··· RECORDED INFORMATION ···
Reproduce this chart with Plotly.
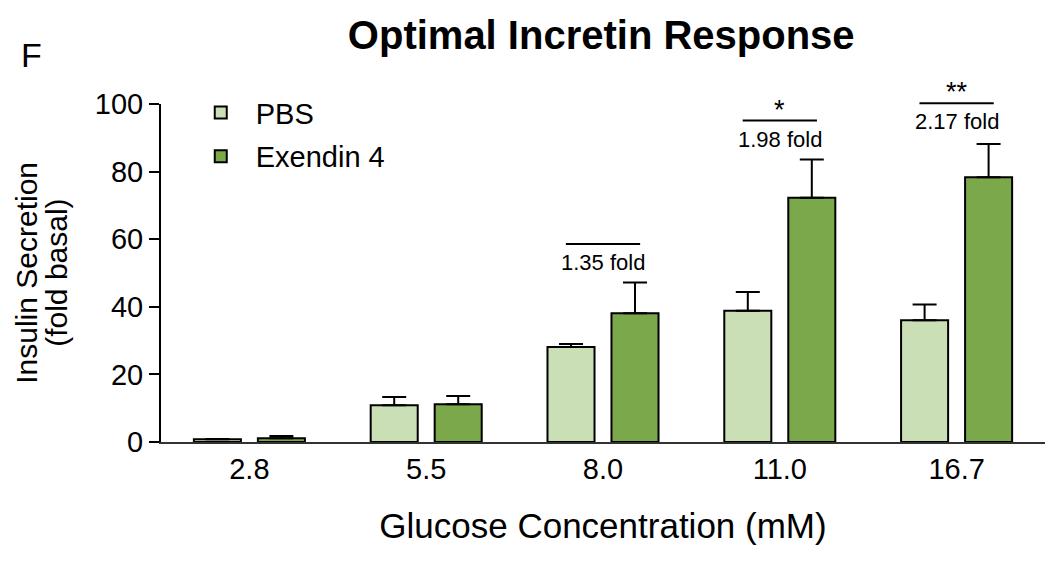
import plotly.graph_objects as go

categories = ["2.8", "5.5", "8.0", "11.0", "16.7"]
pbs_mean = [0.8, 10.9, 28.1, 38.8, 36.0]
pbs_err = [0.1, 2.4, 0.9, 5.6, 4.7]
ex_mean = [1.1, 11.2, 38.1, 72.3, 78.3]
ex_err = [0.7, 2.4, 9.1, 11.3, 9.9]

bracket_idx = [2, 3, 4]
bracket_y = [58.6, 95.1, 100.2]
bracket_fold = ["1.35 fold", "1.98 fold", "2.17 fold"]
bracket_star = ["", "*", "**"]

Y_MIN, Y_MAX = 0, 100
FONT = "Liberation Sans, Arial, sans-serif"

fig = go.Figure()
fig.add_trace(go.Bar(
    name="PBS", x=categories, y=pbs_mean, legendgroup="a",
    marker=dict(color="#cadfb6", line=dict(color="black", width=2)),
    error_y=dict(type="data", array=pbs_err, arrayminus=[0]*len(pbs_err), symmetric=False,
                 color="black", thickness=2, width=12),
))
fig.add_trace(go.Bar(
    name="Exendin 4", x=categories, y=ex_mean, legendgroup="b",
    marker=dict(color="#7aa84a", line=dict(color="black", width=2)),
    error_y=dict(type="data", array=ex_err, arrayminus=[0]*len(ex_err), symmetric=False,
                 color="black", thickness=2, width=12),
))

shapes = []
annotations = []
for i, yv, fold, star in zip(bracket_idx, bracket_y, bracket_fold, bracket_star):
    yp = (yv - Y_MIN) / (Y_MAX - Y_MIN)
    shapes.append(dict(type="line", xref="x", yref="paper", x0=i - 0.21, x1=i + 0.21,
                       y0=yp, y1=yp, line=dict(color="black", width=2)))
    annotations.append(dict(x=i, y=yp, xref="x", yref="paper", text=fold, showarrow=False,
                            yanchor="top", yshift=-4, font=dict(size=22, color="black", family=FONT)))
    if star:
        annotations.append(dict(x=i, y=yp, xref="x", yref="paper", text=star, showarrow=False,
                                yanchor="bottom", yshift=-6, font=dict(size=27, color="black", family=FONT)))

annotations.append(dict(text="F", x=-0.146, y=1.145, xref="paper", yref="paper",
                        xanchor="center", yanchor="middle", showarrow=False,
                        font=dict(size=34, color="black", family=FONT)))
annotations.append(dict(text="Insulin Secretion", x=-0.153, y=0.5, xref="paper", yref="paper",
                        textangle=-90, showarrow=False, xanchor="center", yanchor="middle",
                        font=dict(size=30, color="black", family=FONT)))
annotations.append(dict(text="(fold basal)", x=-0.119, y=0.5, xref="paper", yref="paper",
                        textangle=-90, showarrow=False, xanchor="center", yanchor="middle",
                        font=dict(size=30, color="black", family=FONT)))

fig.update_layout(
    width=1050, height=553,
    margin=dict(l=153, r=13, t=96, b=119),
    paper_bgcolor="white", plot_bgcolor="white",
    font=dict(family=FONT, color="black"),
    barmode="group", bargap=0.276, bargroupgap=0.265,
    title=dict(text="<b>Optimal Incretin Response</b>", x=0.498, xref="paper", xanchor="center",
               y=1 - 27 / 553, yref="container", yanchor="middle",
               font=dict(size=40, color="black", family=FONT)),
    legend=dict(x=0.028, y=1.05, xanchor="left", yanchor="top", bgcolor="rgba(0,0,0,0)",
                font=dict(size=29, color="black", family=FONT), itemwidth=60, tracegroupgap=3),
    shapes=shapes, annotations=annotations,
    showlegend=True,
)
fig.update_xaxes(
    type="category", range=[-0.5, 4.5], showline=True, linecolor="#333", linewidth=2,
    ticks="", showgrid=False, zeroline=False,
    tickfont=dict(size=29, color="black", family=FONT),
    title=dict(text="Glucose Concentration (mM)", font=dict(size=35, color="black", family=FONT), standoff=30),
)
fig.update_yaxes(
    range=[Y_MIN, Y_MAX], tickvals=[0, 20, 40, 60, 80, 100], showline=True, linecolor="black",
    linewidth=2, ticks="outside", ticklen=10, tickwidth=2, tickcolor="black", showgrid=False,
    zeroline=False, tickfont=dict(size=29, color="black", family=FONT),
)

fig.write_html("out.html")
···
- [WHAT THE TASK REQUIRES]
Do not copy the pictures, but repeat every line exactly.

- [TASK SOLUTION]
Reproduce this chart with Plotly.
import plotly.graph_objects as go

categories = ["2.8", "5.5", "8.0", "11.0", "16.7"]
pbs_mean = [0.8, 10.9, 28.1, 38.8, 36.0]
pbs_err = [0.1, 2.4, 0.9, 5.6, 4.7]
ex_mean = [1.1, 11.2, 38.1, 72.3, 78.3]
ex_err = [0.7, 2.4, 9.1, 11.3, 9.9]

bracket_idx = [2, 3, 4]
bracket_y = [58.6, 95.1, 100.2]
bracket_fold = ["1.35 fold", "1.98 fold", "2.17 fold"]
bracket_star = ["", "*", "**"]

Y_MIN, Y_MAX = 0, 100
FONT = "Liberation Sans, Arial, sans-serif"

fig = go.Figure()
fig.add_trace(go.Bar(
    name="PBS", x=categories, y=pbs_mean, legendgroup="a",
    marker=dict(color="#cadfb6", line=dict(color="black", width=2)),
    error_y=dict(type="data", array=pbs_err, arrayminus=[0]*len(pbs_err), symmetric=False,
                 color="black", thickness=2, width=12),
))
fig.add_trace(go.Bar(
    name="Exendin 4", x=categories, y=ex_mean, legendgroup="b",
    marker=dict(color="#7aa84a", line=dict(color="black", width=2)),
    error_y=dict(type="data", array=ex_err, arrayminus=[0]*len(ex_err), symmetric=False,
                 color="black", thickness=2, width=12),
))

shapes = []
annotations = []
for i, yv, fold, star in zip(bracket_idx, bracket_y, bracket_fold, bracket_star):
    yp = (yv - Y_MIN) / (Y_MAX - Y_MIN)
    shapes.append(dict(type="line", xref="x", yref="paper", x0=i - 0.21, x1=i + 0.21,
                       y0=yp, y1=yp, line=dict(color="black", width=2)))
    annotations.append(dict(x=i, y=yp, xref="x", yref="paper", text=fold, showarrow=False,
                            yanchor="top", yshift=-4, font=dict(size=22, color="black", family=FONT)))
    if star:
        annotations.append(dict(x=i, y=yp, xref="x", yref="paper", text=star, showarrow=False,
                                yanchor="bottom", yshift=-6, font=dict(size=27, color="black", family=FONT)))

annotations.append(dict(text="F", x=-0.146, y=1.145, xref="paper", yref="paper",
                        xanchor="center", yanchor="middle", showarrow=False,
                        font=dict(size=34, color="black", family=FONT)))
annotations.append(dict(text="Insulin Secretion", x=-0.153, y=0.5, xref="paper", yref="paper",
                        textangle=-90, showarrow=False, xanchor="center", yanchor="middle",
                        font=dict(size=30, color="black", family=FONT)))
annotations.append(dict(text="(fold basal)", x=-0.119, y=0.5, xref="paper", yref="paper",
                        textangle=-90, showarrow=False, xanchor="center", yanchor="middle",
                        font=dict(size=30, color="black", family=FONT)))

fig.update_layout(
    width=1050, height=553,
    margin=dict(l=153, r=13, t=96, b=119),
    paper_bgcolor="white", plot_bgcolor="white",
    font=dict(family=FONT, color="black"),
    barmode="group", bargap=0.276, bargroupgap=0.265,
    title=dict(text="<b>Optimal Incretin Response</b>", x=0.498, xref="paper", xanchor="center",
               y=1 - 27 / 553, yref="container", yanchor="middle",
               font=dict(size=40, color="black", family=FONT)),
    legend=dict(x=0.028, y=1.05, xanchor="left", yanchor="top", bgcolor="rgba(0,0,0,0)",
                font=dict(size=29, color="black", family=FONT), itemwidth=60, tracegroupgap=3),
    shapes=shapes, annotations=annotations,
    showlegend=True,
)
fig.update_xaxes(
    type="category", range=[-0.5, 4.5], showline=True, linecolor="#333", linewidth=2,
    ticks="", showgrid=False, zeroline=False,
    tickfont=dict(size=29, color="black", family=FONT),
    title=dict(text="Glucose Concentration (mM)", font=dict(size=35, color="black", family=FONT), standoff=30),
)
fig.update_yaxes(
    range=[Y_MIN, Y_MAX], tickvals=[0, 20, 40, 60, 80, 100], showline=True, linecolor="black",
    linewidth=2, ticks="outside", ticklen=10, tickwidth=2, tickcolor="black", showgrid=False,
    zeroline=False, tickfont=dict(size=29, color="black", family=FONT),
)

fig.write_html("out.html")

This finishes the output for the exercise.